Speakers will include Paul Joyce from Flac, Mary O’Dea, acting chief executive of the Financial Regulator, Michael Culloty of Mabs, Patricia Rickard-Clarke of the Law Reform Commission, Prof Iain Ramsay of the University of Kent, Marc Rothemund of the European Credit Research Institute in Brussels and Dr David Cooper of Queen’s University Belfast.
The fee is €40. Further information is available from the commission, e-mail legalsupport@ lawreform.ie
Annual human rights conference
The Irish Human Rights Commission and the Law Society of Ireland are organising a conference on Economic, Social and Cultural Rights – Making States Accountable, next Saturday at the President’s Hall in the Law Society, Blackhall Place, Dublin.

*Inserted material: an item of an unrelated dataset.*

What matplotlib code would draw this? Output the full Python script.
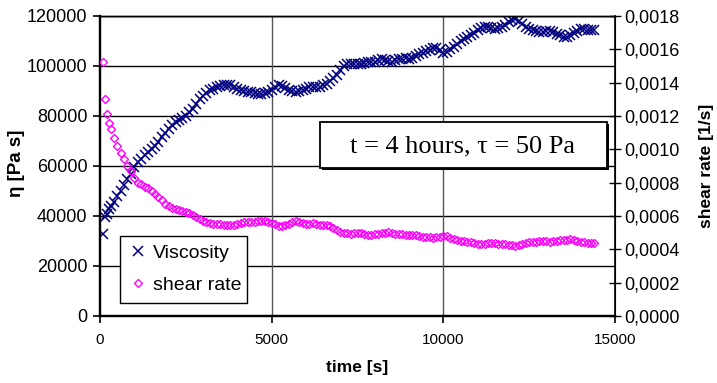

Navanethem Pillay, United Nations High Commissioner for Human Rights, will give the keynote address.
Contact Anthea Moore at the Law Society at (01) 672 4961 or e-mail: a.moore@lawsociety.ie
Maynooth degrees now recognised
The King’s Inns has added NUI Maynooth’s law degrees to its schedule of approved degrees to undertake the entrance examination for the barrister-at-law degree course. The approval applies retrospectively to cover students who began their degree in 2008, the first year of the programmes.
The approval coincides with the appointment of Prof Sandeep Gopalan as head of the department of law at NUIM. Prof Gopalan was a Rhodes Scholar at Oxford.
Family law conference
The seventh annual Thomson Round Hall family law conference takes place next Saturday in the King’s Inns, from 9am to 1.30pm.
Speakers include Gerard Durcan SC, who will review case law in the Supreme Court and High Court, barrister Ross Aylward on new developments in High and Circuit Court family law practice and procedures, and barrister Conor Power on developments in family law.
The conference will be chaired by Mr Justice Henry Abbott.
Names of counsel omitted
Last week, in a judgment titled “High Court grants discovery of solicitors documents”, the names of counsel were inadvertantly omitted in the editing process. These were: Robert Barron SC and Deirdre Byrne, instructed by Giles Kennedy, for the plaintiff; Declan McGrath BL, instructed by McCann Fitzgerald, for Arthur Cox Solicitors.